Act 4 SA has been leading the coalition trying to get the issue onto the ballot, which requires at least 20,000 signatures. Executive Director Ananda Tomas said the coalition needs to submit the petition by Jan. 12 in order to give the city clerk time to verify the signatures are from San Antonio voters and add the amendment to the May 6 ballot.
As of Tuesday, the coalition had collected more than 33,000 signatures and verified more than 18,000 of them on its own, by Tomas’ count, making it likely its petition will meet the threshold for the ballot.
Decriminalizing abortion and marijuana possession are the centerpieces, but the 13-page charter amendment would also make existing policies permanent, like the cite-and-release program, and bans on choke holds and no-knock warrants -- and even expand some of them.
It would also create a new “Justice Director” position, which could not be filled by anyone with law enforcement experience.
Tomas said the marijuana decriminalization aspect is the biggest reason people are signing, “but honestly, two-thirds of the folks that have signed for us are women, showing that the abortion piece is also the second most-popular option.”
As KSAT observed a signature taker Wednesday, their pitch appeared purely pot-related. However, Tomas said they have trained everyone to be able to go through all the pieces of the proposed amendment.
“We always have the policy language on us. We have our push cards on us. Anybody that asks, we definitely want to show them. And each petition has a caption on the top of it that also says, ‘What is on this petition?’” Tomas said.

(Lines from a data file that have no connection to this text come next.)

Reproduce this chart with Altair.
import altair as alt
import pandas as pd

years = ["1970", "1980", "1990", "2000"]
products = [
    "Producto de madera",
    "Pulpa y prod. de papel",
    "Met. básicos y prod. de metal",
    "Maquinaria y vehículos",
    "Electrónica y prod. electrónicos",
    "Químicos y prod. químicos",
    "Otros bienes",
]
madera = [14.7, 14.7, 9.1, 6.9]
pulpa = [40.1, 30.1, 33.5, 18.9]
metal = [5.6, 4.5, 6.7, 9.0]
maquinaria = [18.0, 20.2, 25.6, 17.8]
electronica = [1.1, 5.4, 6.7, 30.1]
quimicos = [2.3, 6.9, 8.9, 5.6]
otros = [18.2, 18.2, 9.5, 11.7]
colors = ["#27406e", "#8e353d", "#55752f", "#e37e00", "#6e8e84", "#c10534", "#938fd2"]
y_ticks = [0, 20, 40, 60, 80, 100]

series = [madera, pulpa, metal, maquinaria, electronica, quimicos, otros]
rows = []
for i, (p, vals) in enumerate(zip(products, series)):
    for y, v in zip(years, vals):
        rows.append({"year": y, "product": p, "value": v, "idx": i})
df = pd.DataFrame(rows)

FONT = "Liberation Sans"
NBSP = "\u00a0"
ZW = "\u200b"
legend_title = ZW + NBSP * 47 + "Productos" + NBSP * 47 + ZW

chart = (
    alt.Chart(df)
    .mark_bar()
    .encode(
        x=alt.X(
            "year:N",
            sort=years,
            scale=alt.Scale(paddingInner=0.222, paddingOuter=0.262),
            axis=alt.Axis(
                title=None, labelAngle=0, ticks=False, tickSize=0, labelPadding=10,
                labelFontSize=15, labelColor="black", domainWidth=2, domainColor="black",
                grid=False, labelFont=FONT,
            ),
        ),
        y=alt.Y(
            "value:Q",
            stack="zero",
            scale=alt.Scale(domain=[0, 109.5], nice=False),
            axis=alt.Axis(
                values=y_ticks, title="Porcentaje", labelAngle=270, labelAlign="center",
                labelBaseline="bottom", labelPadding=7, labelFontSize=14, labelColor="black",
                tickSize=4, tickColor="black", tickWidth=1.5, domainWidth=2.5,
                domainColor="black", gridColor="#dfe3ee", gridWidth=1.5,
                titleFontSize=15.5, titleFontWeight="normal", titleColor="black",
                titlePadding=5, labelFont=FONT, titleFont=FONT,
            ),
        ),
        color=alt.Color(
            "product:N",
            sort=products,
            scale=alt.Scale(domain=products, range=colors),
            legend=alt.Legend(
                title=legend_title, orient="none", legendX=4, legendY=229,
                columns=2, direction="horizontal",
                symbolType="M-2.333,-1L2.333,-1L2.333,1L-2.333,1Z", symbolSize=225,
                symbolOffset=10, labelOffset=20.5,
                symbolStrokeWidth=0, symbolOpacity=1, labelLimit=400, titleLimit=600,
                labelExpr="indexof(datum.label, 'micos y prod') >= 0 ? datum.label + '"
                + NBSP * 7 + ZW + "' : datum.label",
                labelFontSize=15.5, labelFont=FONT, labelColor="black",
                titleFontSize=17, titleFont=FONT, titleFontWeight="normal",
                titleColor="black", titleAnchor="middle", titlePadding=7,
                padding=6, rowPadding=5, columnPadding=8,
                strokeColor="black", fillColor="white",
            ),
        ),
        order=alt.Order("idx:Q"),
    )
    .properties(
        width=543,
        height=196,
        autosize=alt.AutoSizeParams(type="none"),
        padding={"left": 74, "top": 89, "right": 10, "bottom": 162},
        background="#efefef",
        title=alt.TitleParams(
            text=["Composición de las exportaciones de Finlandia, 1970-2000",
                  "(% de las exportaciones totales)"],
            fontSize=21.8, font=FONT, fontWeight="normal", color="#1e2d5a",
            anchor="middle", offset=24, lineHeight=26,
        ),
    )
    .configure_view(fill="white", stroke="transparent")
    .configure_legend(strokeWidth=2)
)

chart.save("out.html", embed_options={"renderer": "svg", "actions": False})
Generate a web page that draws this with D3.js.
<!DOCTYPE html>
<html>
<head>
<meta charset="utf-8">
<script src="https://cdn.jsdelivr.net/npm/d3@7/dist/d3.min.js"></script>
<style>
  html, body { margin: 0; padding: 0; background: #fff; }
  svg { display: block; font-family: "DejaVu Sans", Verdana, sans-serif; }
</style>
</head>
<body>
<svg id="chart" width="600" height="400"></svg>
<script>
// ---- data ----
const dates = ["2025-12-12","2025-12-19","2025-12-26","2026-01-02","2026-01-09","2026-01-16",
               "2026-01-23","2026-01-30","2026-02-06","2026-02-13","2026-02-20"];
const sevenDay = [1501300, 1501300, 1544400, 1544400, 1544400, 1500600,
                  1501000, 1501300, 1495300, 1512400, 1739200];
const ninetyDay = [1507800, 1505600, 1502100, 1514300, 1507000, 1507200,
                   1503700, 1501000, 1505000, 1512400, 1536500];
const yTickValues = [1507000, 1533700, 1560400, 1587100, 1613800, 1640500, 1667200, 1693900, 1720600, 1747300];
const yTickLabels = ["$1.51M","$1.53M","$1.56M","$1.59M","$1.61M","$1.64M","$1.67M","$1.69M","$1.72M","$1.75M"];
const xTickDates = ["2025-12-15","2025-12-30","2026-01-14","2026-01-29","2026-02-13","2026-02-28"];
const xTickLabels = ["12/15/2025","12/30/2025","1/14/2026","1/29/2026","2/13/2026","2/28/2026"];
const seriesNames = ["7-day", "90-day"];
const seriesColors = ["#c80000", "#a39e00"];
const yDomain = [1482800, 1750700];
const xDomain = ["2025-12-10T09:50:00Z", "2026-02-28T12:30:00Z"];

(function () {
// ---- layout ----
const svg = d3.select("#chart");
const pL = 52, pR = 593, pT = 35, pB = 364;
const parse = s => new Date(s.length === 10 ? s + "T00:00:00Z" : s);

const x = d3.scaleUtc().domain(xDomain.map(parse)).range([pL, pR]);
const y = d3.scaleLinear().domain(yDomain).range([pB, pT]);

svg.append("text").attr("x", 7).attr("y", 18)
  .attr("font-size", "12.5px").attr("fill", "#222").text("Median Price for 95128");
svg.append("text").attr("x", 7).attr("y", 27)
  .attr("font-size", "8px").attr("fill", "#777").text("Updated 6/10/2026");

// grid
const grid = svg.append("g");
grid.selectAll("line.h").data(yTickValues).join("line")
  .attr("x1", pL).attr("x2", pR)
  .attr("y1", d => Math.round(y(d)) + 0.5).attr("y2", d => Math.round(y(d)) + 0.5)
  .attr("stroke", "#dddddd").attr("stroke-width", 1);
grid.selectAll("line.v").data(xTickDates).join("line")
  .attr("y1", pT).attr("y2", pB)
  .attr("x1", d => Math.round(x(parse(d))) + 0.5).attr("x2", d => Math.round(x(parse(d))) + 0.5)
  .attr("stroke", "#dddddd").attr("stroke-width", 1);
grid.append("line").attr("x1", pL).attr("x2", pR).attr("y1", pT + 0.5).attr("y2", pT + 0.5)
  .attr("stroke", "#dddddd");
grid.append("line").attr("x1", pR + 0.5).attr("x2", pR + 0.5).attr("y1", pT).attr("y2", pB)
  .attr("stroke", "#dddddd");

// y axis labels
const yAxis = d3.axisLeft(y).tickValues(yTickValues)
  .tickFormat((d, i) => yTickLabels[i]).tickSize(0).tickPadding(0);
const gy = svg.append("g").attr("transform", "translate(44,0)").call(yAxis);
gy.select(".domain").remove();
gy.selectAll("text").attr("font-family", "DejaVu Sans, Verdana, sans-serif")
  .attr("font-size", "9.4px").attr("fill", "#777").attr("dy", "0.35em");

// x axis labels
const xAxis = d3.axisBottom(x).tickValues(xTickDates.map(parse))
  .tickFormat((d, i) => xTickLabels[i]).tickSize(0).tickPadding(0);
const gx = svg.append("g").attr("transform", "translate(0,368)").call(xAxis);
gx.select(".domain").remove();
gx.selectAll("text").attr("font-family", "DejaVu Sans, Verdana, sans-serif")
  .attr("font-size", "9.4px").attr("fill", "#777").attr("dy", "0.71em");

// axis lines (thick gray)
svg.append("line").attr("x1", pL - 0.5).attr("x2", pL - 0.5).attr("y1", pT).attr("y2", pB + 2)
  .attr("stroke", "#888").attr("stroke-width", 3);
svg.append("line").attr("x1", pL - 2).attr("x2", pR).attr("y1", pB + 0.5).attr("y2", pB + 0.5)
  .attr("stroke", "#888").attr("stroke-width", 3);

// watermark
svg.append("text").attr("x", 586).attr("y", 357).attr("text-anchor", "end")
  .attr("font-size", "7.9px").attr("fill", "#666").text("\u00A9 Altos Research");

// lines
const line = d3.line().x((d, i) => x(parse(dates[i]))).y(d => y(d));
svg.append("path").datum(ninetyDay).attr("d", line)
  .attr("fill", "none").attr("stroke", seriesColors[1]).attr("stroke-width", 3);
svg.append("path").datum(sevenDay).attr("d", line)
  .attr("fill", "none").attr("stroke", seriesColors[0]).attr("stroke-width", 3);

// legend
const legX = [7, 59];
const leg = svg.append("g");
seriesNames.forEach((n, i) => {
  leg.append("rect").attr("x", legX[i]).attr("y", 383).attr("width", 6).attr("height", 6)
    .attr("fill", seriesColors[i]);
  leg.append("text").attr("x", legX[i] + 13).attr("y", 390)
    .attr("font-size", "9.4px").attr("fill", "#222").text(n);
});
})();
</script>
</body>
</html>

While the possibility of the amendment making the ballot is likely, opposition from the police union is certain.
“The main concern is it’s chipping away at discretion. It’s chipping away at the tools of the trade that officers have to their - to be able to use to the best of their ability to make sure that they save lives,” said San Antonio Police Officers Association President Danny Diaz.
Diaz said this is “the same threat” as the 2021 fight over “Prop B,” a ballot initiative that would have stripped his union’s ability to collectively bargain for a contract. However, he said this time is “a whole lot different.”
“Now we have a little bit more time to educate the community and the citizens to see what it is that they want,” Diaz said.
Tomas said the coalition plans to deliver the gathered signatures to the city clerk on Jan. 10.